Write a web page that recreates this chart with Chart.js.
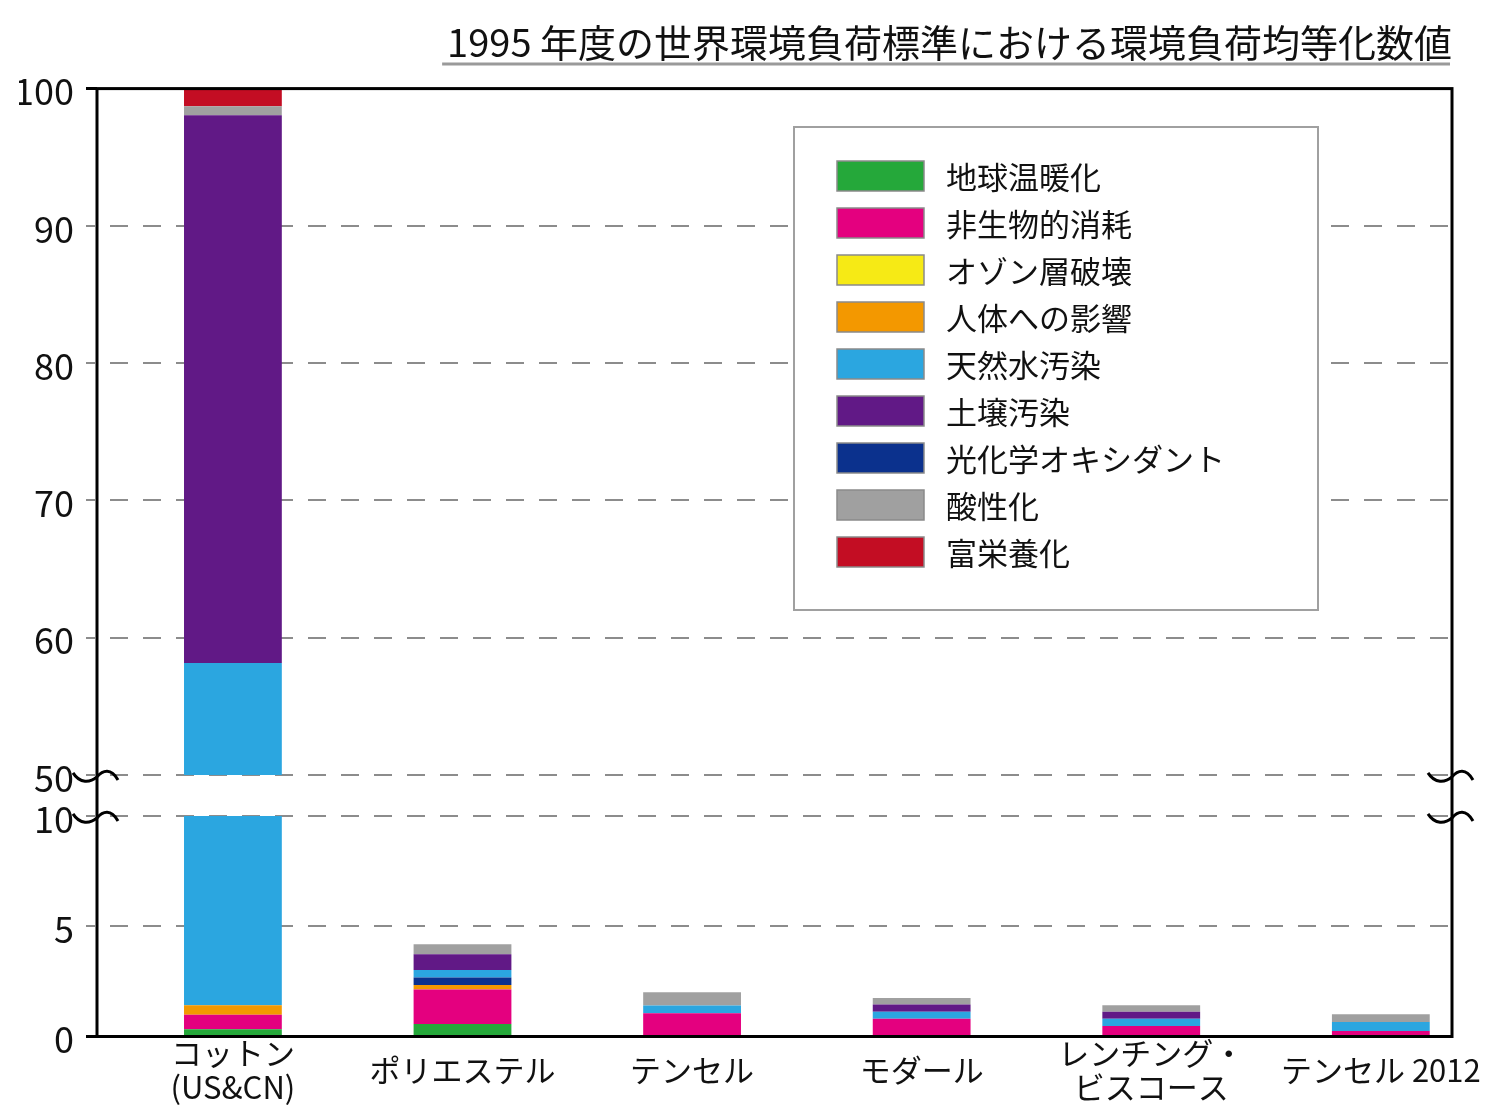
<!DOCTYPE html>
<html><head><meta charset="utf-8">
<script src="https://cdn.jsdelivr.net/npm/chart.js@4.4.1/dist/chart.umd.min.js"></script>
<style>html,body{margin:0;padding:0;background:#fff}#wrap{position:relative;width:1500px;height:1112px}</style>
</head><body><div id="wrap"><canvas id="c"></canvas></div>
<script>
const titleText = '1995 年度の世界環境負荷標準における環境負荷均等化数値';
const categories = [['コットン', '(US&CN)'], 'ポリエステル', 'テンセル', 'モダール', ['レンチング・', 'ビスコース'], 'テンセル 2012'];
const seriesNames = ['地球温暖化', '非生物的消耗', 'オゾン層破壊', '人体への影響', '天然水汚染', '土壌汚染', '光化学オキシダント', '酸性化', '富栄養化'];
const seriesColors = ['#25a83a', '#e4007f', '#f6ea15', '#f39800', '#2ba6e0', '#611986', '#0b318d', '#a0a0a0', '#c30d23'];
const globalWarming   = [0.33, 0.57, 0, 0, 0, 0];
const abioticDepletion = [0.66, 1.56, 1.05, 0.80, 0.48, 0.25];
const ozoneDepletion  = [0, 0, 0, 0, 0, 0];
const humanToxicity   = [0.43, 0.21, 0, 0, 0, 0];
const waterEcotox     = [56.74, 0.35, 0.35, 0.32, 0.32, 0.41];
const soilEcotox      = [39.89, 0.71, 0, 0.33, 0.32, 0];
const photochemOx     = [0, 0.33, 0, 0, 0, 0];
const acidification   = [0.66, 0.45, 0.61, 0.30, 0.30, 0.35];
const eutrophication  = [1.29, 0, 0, 0, 0, 0];
const seriesValues = [globalWarming, abioticDepletion, ozoneDepletion, humanToxicity, waterEcotox, soilEcotox, photochemOx, acidification, eutrophication];
const stackOrder = [0, 1, 2, 3, 6, 4, 5, 7, 8];
const lowRange = [0, 10], lowStep = 5;
const highRange = [50, 100], highStep = 10;

const FONT = '"Noto Sans CJK JP", "Noto Sans", sans-serif';
const GRID = '#8c8c8c';

const datasets = [];
for (const axis of ['yLow', 'yHigh']) {
  for (const i of stackOrder) {
    datasets.push({
      label: seriesNames[i],
      data: seriesValues[i].map((v, k) => ({x: k, y: v})),
      backgroundColor: seriesColors[i],
      yAxisID: axis, xAxisID: 'x', stack: 'all',
      categoryPercentage: 1, barPercentage: 0.426, borderWidth: 0
    });
  }
}

function squiggle(ctx, x, y) {
  ctx.beginPath();
  ctx.moveTo(x - 24, y - 2);
  ctx.bezierCurveTo(x - 17, y + 9, x - 7, y + 8, x, y + 2);
  ctx.bezierCurveTo(x + 6, y - 5, x + 14, y - 7, x + 21, y + 5);
  ctx.stroke();
}

const brokenAxis = {
  id: 'brokenAxis',
  beforeDatasetDraw(chart, args) {
    const s = chart.scales[args.meta.yAxisID];
    const a = chart.chartArea, ctx = chart.ctx;
    ctx.save();
    ctx.beginPath();
    ctx.rect(a.left, s.top, a.right - a.left, s.bottom - s.top);
    ctx.clip();
  },
  afterDatasetDraw(chart) { chart.ctx.restore(); },
  afterDatasetsDraw(chart) {
    const a = chart.chartArea, ctx = chart.ctx;
    const hi = chart.scales.yHigh, lo = chart.scales.yLow;
    ctx.save();
    ctx.strokeStyle = '#000';
    ctx.lineWidth = 3;
    ctx.strokeRect(a.left, a.top, a.right - a.left, a.bottom - a.top);
    ctx.beginPath();
    ctx.moveTo(a.left - 11, a.top); ctx.lineTo(a.left, a.top);
    ctx.moveTo(a.left - 11, a.bottom); ctx.lineTo(a.left, a.bottom);
    ctx.stroke();
    const yb1 = hi.getPixelForValue(highRange[0]);
    const yb2 = lo.getPixelForValue(lowRange[1]);
    for (const x of [a.left, a.right]) { squiggle(ctx, x, yb1); squiggle(ctx, x, yb2); }
    // legend
    const L = 794, T = 127, W = 524, H = 483;
    ctx.fillStyle = '#fff';
    ctx.fillRect(L, T, W, H);
    ctx.strokeStyle = '#a0a0a0'; ctx.lineWidth = 2;
    ctx.strokeRect(L, T, W, H);
    ctx.font = '31px ' + FONT;
    ctx.textBaseline = 'middle'; ctx.textAlign = 'left';
    seriesNames.forEach((name, i) => {
      const cy = T + 49 + i * 47;
      ctx.fillStyle = seriesColors[i];
      ctx.fillRect(L + 43, cy - 15, 87, 30);
      ctx.strokeStyle = '#8a8a8a'; ctx.lineWidth = 1.5;
      ctx.strokeRect(L + 43, cy - 15, 87, 30);
      ctx.fillStyle = '#111';
      ctx.fillText(name, L + 152, cy + 1);
    });
    // title underline
    const tb = chart.titleBlock;
    ctx.font = '38px ' + FONT;
    const w = ctx.measureText(titleText).width;
    ctx.strokeStyle = '#9a9a9a'; ctx.lineWidth = 3;
    ctx.beginPath();
    ctx.moveTo(tb.right - w - 5, tb.top + 64);
    ctx.lineTo(tb.right - 2, tb.top + 64);
    ctx.stroke();
    ctx.restore();
  }
};

function yScale(range, step, weight, edgeValue) {
  return {
    type: 'linear', position: 'left', stack: 'y', stackWeight: weight,
    min: range[0], max: range[1], stacked: true,
    ticks: {stepSize: step, color: '#111', font: {family: FONT, size: 36}, padding: 12, labelOffset: 3},
    grid: {
      color: c => (c.tick && c.tick.value === edgeValue) ? 'rgba(0,0,0,0)' : GRID,
      lineWidth: 2, tickLength: 11, tickWidth: 2,
      tickColor: c => (c.tick && c.tick.value === edgeValue) ? 'rgba(0,0,0,0)' : GRID,
      tickBorderDash: [9, 40]
    },
    border: {display: false, dash: [18, 15], dashOffset: 20},
    afterFit: s => { s.width = 78; }
  };
}

const chart = new Chart(document.getElementById('c'), {
  type: 'bar',
  data: {datasets},
  options: {
    responsive: true, maintainAspectRatio: false, devicePixelRatio: 1, animation: false,
    layout: {padding: {left: 19, right: 48, top: 0, bottom: 0}},
    plugins: {
      legend: {display: false}, tooltip: {enabled: false},
      title: {display: true, text: titleText, align: 'end', color: '#111',
              font: {family: FONT, size: 38, weight: 'normal'}, padding: {top: 20, bottom: 23}}
    },
    scales: {
      x: {
        type: 'linear', min: -0.592, max: 5.31, stacked: true, offset: false,
        grid: {display: false}, border: {display: false},
        ticks: {stepSize: 1, includeBounds: false, autoSkip: false, maxRotation: 0, crossAlign: 'center',
                color: '#111', font: {family: FONT, size: 31, lineHeight: 1.1}, padding: 9,
                callback: v => Number.isInteger(v) ? categories[v] : ''},
        afterFit: s => { s.height = 75.5; }
      },
      yLow: yScale(lowRange, lowStep, 220.5, lowRange[0]),
      yGap: {type: 'linear', position: 'left', stack: 'y', stackWeight: 41, min: 0, max: 1,
             ticks: {display: false}, grid: {display: false}, border: {display: false},
             afterFit: s => { s.width = 78; }},
      yHigh: yScale(highRange, highStep, 686, highRange[1])
    }
  },
  plugins: [brokenAxis]
});
</script></body></html>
==========
Problem statement: Repeat the lines above, starting at the first and stopping after the line that holds "const GRID = '#8c8c8c';", with the pictures left out.

The result:
Write a web page that recreates this chart with Chart.js.
<!DOCTYPE html>
<html><head><meta charset="utf-8">
<script src="https://cdn.jsdelivr.net/npm/chart.js@4.4.1/dist/chart.umd.min.js"></script>
<style>html,body{margin:0;padding:0;background:#fff}#wrap{position:relative;width:1500px;height:1112px}</style>
</head><body><div id="wrap"><canvas id="c"></canvas></div>
<script>
const titleText = '1995 年度の世界環境負荷標準における環境負荷均等化数値';
const categories = [['コットン', '(US&CN)'], 'ポリエステル', 'テンセル', 'モダール', ['レンチング・', 'ビスコース'], 'テンセル 2012'];
const seriesNames = ['地球温暖化', '非生物的消耗', 'オゾン層破壊', '人体への影響', '天然水汚染', '土壌汚染', '光化学オキシダント', '酸性化', '富栄養化'];
const seriesColors = ['#25a83a', '#e4007f', '#f6ea15', '#f39800', '#2ba6e0', '#611986', '#0b318d', '#a0a0a0', '#c30d23'];
const globalWarming   = [0.33, 0.57, 0, 0, 0, 0];
const abioticDepletion = [0.66, 1.56, 1.05, 0.80, 0.48, 0.25];
const ozoneDepletion  = [0, 0, 0, 0, 0, 0];
const humanToxicity   = [0.43, 0.21, 0, 0, 0, 0];
const waterEcotox     = [56.74, 0.35, 0.35, 0.32, 0.32, 0.41];
const soilEcotox      = [39.89, 0.71, 0, 0.33, 0.32, 0];
const photochemOx     = [0, 0.33, 0, 0, 0, 0];
const acidification   = [0.66, 0.45, 0.61, 0.30, 0.30, 0.35];
const eutrophication  = [1.29, 0, 0, 0, 0, 0];
const seriesValues = [globalWarming, abioticDepletion, ozoneDepletion, humanToxicity, waterEcotox, soilEcotox, photochemOx, acidification, eutrophication];
const stackOrder = [0, 1, 2, 3, 6, 4, 5, 7, 8];
const lowRange = [0, 10], lowStep = 5;
const highRange = [50, 100], highStep = 10;

const FONT = '"Noto Sans CJK JP", "Noto Sans", sans-serif';
const GRID = '#8c8c8c';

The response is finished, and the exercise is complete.